Well, anyway, at one point, I offered to collaborate with him on some design stuff—flyers for his shows, things like that. This was around the time that PowerPC Macs were pretty big. He had a lot of creative assets already built, including a logo and a lot of artistic elements that played with lens flare.
This was cool, and worked for him. Unfortunately, I was knee-deep in newspapers and design at the time, and I had a much more formal approach to design instilled in me by both professors and my job.
Thinking in terms of what I learned in my design classes and what that Robin Williams book said, I recoiled in horror at the fact that the typography was stretched and morphed in Photoshop, rather than allowing the integrity of the type to stay straight.
And it got our discussion about design off track. I was focused on formalities, he on the work he had already been doing that he had been successful with. It wasn’t enough to ruin the friendship or anything like that, but more that an incompatibility in our respective ways of thinking surfaced.
In the end, I can look back 15 years and say that I had the wrong mindset about it. It wasn’t “wrong,” it was what Jim wanted, his vision for the thing he created.
When it comes to design and creativity, ultimately there may be rules, but nothing is truly “wrong.”
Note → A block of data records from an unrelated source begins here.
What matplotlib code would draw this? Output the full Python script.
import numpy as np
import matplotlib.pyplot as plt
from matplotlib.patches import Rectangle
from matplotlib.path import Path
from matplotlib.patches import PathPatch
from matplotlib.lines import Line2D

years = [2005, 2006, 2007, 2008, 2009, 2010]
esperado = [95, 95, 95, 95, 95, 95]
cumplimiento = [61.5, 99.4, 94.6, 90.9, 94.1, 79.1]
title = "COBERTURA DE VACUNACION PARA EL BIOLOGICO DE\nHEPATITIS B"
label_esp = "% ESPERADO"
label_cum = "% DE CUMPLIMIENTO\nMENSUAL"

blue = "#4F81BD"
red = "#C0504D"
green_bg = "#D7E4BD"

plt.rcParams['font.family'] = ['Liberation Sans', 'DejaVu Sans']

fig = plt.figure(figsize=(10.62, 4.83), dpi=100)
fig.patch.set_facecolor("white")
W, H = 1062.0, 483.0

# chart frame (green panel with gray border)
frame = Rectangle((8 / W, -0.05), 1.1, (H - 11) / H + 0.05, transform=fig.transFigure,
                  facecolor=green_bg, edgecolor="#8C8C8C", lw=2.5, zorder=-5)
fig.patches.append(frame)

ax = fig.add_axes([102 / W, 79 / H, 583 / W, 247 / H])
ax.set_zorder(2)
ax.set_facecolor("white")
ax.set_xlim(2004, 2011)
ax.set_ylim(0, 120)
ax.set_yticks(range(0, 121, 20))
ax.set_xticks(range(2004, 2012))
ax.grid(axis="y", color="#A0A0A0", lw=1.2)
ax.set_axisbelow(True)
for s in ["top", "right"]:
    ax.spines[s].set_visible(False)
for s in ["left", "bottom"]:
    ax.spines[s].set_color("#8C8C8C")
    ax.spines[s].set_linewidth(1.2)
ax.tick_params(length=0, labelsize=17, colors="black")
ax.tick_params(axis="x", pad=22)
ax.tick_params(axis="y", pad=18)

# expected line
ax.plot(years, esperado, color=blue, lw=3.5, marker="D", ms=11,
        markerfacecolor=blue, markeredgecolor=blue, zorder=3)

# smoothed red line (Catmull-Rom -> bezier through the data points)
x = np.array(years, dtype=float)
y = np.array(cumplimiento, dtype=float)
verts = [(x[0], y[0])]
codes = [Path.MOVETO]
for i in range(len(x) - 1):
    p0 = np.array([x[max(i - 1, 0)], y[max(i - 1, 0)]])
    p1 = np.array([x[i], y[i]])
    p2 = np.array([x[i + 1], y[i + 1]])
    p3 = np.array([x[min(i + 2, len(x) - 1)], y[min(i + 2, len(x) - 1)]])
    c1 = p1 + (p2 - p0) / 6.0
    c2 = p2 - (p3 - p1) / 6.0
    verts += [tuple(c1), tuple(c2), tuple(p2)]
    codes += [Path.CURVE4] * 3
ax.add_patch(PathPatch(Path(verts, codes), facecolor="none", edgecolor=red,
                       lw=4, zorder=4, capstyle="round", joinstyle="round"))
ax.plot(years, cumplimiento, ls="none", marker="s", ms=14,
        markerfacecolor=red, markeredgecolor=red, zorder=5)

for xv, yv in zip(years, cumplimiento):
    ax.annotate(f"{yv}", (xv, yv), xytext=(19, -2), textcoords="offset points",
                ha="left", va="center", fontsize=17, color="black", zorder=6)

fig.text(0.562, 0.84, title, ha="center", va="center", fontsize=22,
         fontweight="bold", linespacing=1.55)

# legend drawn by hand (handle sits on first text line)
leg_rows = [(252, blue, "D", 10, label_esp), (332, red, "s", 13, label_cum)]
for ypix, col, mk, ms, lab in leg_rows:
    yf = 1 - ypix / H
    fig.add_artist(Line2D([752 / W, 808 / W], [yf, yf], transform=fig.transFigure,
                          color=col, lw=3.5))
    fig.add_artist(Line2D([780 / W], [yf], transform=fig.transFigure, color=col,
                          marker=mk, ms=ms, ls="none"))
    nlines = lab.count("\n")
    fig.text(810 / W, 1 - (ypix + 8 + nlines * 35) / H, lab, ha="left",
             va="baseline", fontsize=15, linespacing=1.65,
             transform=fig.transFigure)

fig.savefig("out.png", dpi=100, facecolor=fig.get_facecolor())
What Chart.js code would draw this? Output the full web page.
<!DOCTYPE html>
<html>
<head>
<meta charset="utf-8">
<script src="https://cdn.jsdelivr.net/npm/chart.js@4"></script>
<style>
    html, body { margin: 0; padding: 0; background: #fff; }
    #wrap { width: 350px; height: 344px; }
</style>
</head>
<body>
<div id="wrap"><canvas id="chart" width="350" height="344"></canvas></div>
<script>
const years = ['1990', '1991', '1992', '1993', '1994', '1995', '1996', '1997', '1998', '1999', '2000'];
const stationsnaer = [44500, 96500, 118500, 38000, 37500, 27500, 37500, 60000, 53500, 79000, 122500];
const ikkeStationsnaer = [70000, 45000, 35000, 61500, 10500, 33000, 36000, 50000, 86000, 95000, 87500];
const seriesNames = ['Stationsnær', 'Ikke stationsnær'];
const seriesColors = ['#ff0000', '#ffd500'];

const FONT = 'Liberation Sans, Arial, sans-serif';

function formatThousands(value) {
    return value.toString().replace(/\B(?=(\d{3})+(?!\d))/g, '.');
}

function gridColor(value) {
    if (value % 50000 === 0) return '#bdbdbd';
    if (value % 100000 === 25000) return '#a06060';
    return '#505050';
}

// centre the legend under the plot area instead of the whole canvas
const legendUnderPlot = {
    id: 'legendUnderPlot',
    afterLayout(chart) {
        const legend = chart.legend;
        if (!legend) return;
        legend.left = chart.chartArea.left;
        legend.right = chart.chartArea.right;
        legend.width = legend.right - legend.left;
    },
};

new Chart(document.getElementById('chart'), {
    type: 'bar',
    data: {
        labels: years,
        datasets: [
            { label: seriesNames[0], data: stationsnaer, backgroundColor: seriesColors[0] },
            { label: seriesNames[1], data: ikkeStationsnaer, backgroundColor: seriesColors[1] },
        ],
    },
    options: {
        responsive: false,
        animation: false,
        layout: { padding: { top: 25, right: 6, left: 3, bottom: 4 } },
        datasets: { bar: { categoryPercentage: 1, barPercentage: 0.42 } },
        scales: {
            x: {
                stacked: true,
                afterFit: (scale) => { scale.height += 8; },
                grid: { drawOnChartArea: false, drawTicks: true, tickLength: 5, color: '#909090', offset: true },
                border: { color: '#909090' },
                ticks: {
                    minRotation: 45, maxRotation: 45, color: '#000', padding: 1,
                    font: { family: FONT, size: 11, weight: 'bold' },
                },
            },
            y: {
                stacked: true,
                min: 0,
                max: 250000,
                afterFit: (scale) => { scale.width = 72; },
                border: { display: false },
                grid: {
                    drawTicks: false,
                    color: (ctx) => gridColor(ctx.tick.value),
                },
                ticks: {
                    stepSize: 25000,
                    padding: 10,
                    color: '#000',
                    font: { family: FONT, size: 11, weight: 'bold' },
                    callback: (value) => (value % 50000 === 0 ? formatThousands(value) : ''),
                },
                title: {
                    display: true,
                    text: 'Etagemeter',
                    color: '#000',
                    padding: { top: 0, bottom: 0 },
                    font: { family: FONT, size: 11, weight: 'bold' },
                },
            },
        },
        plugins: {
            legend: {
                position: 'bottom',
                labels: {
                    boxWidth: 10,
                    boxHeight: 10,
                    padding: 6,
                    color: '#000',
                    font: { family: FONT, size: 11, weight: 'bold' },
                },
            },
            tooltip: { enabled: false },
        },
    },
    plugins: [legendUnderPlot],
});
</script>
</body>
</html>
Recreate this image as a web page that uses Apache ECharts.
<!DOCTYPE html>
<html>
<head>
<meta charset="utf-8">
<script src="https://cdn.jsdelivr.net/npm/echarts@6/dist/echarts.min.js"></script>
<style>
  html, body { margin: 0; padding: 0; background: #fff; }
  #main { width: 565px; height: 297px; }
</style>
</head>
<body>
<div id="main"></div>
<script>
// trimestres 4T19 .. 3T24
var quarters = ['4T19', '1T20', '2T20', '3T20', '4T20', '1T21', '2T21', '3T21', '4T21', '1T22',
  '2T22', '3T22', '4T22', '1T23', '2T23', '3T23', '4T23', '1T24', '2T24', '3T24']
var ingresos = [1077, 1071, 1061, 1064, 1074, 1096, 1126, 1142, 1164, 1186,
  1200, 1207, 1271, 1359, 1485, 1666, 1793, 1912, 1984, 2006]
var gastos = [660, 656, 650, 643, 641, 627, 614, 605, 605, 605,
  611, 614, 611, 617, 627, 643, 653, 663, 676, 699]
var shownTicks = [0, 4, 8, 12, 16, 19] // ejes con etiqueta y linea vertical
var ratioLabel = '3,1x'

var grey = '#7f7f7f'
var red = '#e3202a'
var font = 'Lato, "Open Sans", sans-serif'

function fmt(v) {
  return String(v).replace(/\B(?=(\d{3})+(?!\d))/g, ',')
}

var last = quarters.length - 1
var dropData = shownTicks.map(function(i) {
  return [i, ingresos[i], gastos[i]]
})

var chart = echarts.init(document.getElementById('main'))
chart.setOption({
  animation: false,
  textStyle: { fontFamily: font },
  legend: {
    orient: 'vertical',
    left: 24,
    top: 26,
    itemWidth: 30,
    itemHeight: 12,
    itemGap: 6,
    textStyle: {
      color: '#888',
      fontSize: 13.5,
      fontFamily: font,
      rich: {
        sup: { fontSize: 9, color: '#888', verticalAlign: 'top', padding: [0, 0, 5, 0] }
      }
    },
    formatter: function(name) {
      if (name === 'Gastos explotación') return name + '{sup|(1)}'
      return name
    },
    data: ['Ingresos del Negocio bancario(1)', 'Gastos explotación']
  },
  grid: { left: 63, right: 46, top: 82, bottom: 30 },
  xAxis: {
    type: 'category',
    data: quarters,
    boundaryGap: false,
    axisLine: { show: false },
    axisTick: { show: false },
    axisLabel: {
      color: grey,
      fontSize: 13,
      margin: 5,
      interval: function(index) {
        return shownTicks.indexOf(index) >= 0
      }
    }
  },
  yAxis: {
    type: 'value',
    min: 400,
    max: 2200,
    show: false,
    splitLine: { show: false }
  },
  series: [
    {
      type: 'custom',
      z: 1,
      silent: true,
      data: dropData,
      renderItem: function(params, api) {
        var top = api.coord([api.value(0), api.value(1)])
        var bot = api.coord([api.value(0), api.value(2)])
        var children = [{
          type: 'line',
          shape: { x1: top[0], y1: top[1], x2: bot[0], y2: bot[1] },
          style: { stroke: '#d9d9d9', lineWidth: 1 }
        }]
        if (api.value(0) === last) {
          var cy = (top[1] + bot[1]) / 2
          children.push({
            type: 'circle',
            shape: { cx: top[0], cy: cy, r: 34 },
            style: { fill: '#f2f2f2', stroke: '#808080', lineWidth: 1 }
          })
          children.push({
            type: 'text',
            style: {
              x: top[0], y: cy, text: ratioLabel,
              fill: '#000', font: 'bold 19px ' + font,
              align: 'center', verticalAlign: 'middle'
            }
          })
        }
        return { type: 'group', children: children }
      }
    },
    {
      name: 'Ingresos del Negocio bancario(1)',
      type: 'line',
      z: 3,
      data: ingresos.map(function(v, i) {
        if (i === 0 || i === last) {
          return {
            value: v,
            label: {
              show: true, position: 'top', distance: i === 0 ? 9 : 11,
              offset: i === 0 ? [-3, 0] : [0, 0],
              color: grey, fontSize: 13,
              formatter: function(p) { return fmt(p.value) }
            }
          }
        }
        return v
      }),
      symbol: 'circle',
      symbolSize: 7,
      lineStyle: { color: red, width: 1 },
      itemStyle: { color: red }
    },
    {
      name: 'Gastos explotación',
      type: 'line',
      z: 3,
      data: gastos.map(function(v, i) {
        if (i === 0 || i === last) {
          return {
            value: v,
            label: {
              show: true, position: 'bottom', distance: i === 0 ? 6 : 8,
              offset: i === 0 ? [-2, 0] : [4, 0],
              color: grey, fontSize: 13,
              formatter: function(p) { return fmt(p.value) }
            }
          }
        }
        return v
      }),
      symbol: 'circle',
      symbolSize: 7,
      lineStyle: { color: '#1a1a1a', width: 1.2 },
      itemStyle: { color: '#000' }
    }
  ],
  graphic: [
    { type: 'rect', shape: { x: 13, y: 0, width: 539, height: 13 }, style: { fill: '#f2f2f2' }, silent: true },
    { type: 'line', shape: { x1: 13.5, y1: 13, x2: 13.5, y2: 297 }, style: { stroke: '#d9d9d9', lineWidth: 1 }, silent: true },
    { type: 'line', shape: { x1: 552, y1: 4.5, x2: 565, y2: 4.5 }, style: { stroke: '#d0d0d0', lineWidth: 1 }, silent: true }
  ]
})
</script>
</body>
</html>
I can’t say for sure what I was exactly thinking when I let my desire for formalities get in the way of helping my friend, but I think that a little bit of age and perspective has taught me a bit about why my thinking about design, at least in that moment, wasn’t very helpful. The school of thought instilled in me by that book from designer Robin Williams (again, no relation) has its place. But sometimes, those dusty rules just get in the way.
So what if the type on his logo was stretched and layered with extra design stuff in Photoshop, getting away from the it-must-look-good-at-all-sizes approach to logo design? It worked for his needs.
Rules have a time and place, and “doing things wrong” is just a matter of your opinion, man.